## The task
Check every line for the word "this" and give the number of lines where it occurs, nothing else.

## Data to process
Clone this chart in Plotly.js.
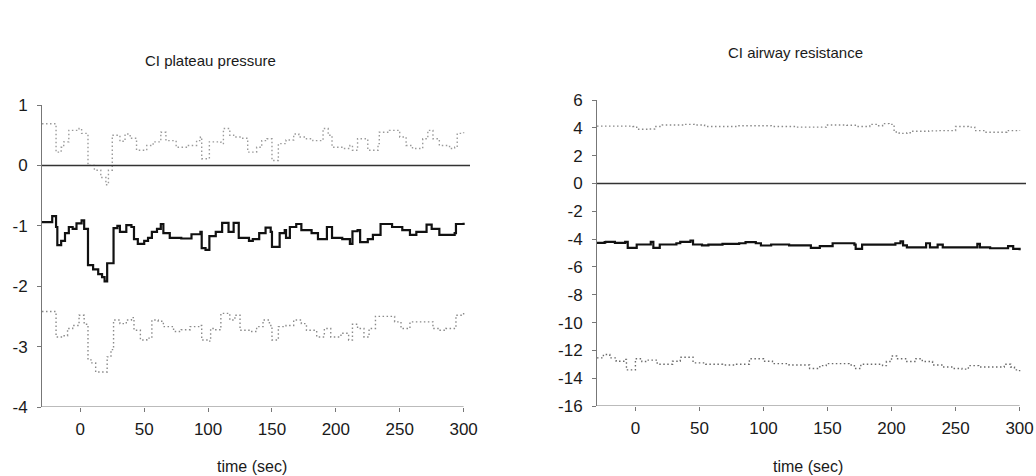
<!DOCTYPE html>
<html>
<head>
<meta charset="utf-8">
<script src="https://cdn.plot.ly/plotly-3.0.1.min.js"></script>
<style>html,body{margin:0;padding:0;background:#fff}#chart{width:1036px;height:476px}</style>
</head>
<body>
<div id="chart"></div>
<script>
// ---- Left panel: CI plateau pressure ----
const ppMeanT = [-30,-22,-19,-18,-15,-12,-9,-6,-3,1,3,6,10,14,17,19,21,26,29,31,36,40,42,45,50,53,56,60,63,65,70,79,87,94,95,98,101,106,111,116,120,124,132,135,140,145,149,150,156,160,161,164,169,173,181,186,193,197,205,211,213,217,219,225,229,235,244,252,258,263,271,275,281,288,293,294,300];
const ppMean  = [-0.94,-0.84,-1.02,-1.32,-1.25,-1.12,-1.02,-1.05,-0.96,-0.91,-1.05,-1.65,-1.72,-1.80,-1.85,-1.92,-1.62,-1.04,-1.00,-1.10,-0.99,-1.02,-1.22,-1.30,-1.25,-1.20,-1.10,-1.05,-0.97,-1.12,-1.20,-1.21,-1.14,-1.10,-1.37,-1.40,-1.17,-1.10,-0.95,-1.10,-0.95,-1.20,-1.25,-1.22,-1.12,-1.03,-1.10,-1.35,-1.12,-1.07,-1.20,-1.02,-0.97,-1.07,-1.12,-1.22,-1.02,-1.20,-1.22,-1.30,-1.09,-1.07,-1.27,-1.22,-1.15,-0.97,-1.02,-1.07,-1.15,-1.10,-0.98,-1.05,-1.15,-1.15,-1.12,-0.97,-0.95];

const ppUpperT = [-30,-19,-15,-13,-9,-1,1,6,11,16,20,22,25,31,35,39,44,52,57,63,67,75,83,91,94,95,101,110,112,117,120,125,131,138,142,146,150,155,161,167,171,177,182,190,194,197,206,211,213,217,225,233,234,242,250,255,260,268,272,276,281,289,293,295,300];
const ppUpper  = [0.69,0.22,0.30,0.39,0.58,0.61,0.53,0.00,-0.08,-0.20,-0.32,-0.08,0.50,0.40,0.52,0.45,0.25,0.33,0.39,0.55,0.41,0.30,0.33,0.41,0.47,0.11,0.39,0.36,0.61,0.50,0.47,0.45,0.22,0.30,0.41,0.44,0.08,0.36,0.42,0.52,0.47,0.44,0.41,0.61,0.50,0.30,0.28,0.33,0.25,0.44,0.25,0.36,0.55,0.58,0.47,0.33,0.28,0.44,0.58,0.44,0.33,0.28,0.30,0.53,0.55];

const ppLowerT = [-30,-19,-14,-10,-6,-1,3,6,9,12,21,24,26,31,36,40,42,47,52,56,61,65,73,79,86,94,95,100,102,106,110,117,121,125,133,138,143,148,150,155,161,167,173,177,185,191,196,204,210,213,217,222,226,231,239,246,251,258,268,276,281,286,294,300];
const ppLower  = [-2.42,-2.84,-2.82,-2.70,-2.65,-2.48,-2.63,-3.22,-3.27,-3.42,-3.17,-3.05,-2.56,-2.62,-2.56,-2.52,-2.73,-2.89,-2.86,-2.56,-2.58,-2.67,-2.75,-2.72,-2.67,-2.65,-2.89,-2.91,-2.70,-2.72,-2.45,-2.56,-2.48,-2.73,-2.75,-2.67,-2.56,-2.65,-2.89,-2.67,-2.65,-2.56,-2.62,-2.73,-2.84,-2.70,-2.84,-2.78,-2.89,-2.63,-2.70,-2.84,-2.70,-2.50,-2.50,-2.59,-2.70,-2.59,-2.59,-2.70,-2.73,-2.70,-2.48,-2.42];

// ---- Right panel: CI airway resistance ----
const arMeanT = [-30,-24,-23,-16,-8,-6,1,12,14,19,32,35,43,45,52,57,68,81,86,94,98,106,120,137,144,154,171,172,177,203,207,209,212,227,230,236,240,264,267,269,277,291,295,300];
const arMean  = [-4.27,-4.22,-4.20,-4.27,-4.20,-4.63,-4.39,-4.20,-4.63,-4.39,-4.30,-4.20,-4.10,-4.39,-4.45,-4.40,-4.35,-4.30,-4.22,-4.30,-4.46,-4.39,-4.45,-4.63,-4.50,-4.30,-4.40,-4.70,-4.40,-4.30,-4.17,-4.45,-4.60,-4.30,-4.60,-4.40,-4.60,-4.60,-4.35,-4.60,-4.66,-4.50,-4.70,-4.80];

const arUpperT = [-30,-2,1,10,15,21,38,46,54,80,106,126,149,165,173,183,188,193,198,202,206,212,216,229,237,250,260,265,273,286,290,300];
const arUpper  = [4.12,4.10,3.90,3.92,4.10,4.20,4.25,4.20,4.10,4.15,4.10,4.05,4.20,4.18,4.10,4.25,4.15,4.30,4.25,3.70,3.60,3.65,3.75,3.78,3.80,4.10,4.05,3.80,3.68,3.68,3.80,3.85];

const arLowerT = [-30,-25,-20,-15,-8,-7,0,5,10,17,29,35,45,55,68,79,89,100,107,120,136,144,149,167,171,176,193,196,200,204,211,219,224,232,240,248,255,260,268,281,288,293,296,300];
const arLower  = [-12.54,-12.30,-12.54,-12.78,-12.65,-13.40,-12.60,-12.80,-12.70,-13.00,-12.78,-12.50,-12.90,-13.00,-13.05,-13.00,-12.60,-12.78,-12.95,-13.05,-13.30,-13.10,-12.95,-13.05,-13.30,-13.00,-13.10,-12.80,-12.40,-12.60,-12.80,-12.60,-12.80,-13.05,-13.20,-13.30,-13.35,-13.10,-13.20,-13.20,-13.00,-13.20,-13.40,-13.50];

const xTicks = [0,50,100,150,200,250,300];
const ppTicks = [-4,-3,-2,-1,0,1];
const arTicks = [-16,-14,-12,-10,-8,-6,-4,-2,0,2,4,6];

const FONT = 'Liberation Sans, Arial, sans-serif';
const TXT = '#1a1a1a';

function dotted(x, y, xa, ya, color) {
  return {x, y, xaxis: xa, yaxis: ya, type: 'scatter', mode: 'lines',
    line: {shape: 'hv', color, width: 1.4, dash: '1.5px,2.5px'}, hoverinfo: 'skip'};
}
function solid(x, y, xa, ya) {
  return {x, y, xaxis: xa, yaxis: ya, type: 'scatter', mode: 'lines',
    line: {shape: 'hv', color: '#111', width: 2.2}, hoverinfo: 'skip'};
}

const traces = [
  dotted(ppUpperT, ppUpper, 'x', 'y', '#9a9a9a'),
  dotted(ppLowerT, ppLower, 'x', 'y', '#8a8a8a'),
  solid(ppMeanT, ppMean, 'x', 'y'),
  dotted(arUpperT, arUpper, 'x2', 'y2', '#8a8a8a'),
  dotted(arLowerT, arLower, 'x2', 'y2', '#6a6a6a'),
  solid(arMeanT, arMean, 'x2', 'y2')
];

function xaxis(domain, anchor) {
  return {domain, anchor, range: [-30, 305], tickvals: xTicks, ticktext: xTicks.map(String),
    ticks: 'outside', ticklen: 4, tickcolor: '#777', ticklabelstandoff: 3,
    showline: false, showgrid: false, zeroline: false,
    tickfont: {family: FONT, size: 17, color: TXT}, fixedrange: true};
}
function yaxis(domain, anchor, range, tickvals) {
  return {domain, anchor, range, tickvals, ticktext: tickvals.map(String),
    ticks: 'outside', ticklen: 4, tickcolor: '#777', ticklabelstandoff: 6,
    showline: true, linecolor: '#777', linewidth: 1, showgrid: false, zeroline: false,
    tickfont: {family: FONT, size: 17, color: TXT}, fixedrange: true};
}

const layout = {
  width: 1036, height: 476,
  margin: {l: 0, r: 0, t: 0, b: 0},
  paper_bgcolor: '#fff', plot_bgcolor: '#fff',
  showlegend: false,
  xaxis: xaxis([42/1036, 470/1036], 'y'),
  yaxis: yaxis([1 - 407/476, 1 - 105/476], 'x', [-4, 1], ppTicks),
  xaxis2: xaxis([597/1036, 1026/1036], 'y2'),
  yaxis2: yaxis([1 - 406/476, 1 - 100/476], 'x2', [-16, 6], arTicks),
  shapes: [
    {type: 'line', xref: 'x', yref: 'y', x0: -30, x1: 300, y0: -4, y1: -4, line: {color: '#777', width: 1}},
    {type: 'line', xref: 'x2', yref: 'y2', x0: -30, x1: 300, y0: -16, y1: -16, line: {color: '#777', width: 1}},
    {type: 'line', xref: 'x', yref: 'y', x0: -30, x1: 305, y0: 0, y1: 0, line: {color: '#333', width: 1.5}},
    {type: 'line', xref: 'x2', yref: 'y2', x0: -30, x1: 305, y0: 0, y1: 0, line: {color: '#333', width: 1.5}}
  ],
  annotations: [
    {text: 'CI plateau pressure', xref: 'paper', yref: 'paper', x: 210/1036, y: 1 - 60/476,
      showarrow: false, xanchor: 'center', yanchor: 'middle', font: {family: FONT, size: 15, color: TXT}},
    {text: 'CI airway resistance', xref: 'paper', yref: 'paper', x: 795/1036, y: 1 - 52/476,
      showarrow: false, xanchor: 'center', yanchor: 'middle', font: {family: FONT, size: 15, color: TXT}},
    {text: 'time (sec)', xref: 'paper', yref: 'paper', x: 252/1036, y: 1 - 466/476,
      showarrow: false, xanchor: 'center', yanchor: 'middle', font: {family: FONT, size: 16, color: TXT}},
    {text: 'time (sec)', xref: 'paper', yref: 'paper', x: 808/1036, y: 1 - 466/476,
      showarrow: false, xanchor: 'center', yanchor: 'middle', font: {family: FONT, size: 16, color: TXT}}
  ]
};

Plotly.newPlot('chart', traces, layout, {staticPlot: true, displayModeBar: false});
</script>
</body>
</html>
---
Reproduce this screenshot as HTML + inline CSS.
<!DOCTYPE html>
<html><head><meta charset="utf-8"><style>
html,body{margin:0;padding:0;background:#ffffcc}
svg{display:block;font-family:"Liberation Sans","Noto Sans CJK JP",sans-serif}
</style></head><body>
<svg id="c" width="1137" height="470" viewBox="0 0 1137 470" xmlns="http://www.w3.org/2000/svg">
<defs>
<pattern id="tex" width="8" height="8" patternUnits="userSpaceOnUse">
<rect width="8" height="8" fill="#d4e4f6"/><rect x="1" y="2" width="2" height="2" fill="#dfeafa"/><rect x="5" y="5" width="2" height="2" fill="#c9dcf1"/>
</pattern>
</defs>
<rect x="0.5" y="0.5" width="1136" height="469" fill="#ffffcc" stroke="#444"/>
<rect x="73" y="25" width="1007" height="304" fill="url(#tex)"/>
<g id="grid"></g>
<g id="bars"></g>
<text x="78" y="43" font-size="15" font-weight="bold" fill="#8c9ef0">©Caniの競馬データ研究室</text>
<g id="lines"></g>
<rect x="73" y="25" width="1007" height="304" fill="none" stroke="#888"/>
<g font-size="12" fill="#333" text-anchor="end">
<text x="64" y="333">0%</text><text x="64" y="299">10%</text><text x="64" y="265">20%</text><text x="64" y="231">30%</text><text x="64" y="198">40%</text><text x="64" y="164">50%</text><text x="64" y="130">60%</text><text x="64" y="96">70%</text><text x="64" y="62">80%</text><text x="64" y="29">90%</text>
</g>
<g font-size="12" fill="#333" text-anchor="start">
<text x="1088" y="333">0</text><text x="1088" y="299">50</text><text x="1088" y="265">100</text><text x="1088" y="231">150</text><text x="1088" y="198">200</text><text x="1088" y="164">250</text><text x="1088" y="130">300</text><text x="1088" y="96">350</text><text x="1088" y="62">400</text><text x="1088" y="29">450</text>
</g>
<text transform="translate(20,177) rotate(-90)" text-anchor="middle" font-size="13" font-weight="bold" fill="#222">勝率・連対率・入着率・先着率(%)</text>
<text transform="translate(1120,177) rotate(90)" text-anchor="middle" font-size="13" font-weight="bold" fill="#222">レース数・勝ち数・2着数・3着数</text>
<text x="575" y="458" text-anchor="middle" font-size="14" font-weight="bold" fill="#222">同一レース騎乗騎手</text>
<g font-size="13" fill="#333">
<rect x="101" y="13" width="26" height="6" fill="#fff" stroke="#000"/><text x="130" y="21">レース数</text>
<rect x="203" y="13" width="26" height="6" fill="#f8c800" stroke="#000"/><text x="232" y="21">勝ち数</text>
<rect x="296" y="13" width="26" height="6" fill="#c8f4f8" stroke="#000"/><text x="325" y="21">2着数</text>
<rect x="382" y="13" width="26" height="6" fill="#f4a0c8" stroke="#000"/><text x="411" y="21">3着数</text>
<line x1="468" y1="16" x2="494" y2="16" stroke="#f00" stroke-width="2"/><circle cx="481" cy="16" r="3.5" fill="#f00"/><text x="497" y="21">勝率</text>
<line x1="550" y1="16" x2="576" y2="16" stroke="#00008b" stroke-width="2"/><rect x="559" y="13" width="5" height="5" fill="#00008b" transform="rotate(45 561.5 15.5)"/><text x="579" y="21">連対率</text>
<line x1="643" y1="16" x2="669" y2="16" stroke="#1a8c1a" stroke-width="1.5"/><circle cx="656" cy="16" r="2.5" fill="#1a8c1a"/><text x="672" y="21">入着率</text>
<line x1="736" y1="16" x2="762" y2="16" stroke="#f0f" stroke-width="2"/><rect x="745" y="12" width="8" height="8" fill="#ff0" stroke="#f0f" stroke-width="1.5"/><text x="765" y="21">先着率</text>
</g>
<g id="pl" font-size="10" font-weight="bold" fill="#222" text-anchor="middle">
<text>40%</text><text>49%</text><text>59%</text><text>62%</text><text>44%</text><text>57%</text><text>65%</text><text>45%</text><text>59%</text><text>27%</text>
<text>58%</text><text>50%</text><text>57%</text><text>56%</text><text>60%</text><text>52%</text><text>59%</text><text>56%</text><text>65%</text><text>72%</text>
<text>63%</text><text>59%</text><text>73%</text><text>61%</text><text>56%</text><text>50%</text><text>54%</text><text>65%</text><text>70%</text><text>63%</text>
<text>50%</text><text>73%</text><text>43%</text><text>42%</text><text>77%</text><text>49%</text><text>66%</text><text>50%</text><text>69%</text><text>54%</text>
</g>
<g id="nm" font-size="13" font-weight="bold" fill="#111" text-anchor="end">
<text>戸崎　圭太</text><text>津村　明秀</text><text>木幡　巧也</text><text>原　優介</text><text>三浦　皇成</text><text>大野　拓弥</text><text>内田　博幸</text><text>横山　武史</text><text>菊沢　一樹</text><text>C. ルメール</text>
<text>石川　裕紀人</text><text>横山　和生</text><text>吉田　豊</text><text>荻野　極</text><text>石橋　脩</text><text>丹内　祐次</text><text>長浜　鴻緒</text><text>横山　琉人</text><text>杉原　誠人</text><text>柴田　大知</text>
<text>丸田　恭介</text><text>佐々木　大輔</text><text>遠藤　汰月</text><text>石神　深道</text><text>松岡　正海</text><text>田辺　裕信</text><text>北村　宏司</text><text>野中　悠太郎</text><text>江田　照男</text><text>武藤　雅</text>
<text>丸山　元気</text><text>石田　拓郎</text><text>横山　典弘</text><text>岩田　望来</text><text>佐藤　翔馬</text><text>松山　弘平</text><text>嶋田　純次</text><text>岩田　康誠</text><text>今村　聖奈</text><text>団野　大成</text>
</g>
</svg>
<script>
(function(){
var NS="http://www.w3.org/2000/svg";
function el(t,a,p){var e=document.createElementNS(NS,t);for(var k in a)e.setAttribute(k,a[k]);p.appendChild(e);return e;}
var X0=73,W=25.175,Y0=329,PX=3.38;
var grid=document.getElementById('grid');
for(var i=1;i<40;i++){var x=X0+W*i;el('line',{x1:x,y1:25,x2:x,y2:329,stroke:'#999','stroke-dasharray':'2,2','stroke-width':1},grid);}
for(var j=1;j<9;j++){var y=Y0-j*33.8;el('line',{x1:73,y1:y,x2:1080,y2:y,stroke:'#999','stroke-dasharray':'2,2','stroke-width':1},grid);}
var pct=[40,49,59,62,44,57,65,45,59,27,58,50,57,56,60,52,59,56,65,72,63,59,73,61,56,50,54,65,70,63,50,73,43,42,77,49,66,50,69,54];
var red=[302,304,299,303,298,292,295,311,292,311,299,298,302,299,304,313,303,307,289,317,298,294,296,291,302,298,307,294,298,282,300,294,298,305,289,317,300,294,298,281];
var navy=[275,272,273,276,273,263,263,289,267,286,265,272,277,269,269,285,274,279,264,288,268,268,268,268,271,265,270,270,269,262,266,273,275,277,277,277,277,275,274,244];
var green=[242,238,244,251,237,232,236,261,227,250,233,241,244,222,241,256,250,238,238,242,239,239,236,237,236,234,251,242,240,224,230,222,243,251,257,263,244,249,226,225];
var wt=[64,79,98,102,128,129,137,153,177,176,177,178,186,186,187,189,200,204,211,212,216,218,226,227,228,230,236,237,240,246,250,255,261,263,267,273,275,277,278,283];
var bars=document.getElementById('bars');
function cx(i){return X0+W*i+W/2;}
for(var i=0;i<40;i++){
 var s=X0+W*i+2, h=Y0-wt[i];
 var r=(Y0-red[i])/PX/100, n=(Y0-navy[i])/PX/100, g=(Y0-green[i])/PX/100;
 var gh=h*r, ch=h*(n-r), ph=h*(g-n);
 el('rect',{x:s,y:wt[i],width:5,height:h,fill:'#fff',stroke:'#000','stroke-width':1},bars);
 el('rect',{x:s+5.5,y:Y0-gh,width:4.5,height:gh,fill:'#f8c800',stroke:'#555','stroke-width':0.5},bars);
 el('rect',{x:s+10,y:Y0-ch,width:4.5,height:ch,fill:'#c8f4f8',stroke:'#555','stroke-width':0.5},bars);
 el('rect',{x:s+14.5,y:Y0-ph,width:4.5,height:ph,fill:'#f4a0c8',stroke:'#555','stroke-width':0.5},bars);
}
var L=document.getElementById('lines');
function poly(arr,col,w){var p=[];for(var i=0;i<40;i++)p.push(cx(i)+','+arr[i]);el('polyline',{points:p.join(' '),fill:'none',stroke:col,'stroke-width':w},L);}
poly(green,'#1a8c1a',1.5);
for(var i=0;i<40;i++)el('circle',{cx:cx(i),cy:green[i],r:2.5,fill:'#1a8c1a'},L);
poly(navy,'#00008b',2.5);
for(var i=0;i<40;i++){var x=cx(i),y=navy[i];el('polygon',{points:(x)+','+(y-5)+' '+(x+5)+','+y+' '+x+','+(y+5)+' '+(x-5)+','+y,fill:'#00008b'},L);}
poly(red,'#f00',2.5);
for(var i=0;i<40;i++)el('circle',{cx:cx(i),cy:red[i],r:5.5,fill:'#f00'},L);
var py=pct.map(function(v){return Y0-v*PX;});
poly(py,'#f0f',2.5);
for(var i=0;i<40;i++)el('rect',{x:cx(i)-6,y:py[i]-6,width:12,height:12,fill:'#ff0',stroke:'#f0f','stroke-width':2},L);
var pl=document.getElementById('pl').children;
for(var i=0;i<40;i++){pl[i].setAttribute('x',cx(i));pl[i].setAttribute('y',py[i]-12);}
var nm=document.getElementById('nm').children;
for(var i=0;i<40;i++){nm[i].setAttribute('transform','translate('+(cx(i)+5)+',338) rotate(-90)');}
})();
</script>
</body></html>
==
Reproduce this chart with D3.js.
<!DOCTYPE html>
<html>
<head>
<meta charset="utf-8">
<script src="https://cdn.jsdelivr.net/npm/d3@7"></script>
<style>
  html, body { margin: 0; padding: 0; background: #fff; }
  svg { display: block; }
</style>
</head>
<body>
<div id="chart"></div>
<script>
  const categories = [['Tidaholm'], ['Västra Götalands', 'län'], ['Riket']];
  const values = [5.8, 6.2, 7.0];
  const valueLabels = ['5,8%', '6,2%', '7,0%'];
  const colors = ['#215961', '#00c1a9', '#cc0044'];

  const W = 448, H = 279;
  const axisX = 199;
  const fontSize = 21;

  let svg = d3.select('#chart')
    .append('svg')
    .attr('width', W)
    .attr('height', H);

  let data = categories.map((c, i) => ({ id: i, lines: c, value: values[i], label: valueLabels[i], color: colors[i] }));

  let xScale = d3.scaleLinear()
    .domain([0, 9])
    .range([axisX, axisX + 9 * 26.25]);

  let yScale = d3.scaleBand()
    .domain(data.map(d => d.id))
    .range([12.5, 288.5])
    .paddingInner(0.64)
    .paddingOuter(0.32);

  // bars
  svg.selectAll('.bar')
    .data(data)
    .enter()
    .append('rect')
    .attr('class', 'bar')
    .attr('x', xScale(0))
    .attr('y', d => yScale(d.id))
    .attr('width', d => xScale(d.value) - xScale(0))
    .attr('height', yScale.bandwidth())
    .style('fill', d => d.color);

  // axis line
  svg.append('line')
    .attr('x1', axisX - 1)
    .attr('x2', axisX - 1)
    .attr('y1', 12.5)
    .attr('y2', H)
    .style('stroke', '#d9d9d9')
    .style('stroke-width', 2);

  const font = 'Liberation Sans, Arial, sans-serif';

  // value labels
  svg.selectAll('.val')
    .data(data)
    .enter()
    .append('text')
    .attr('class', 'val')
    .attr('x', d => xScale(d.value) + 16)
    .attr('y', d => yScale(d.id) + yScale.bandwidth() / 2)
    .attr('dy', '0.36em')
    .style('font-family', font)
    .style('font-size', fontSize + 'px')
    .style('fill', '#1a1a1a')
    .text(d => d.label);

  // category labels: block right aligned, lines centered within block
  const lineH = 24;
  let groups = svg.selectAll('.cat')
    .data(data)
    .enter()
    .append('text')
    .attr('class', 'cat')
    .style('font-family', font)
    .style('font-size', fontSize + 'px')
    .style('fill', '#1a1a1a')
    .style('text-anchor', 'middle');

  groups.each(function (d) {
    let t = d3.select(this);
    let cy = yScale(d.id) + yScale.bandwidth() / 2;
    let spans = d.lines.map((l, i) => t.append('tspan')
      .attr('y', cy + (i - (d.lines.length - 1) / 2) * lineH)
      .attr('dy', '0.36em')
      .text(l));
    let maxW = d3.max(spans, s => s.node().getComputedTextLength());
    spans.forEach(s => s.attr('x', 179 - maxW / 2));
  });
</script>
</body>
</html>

## Finished exercise
4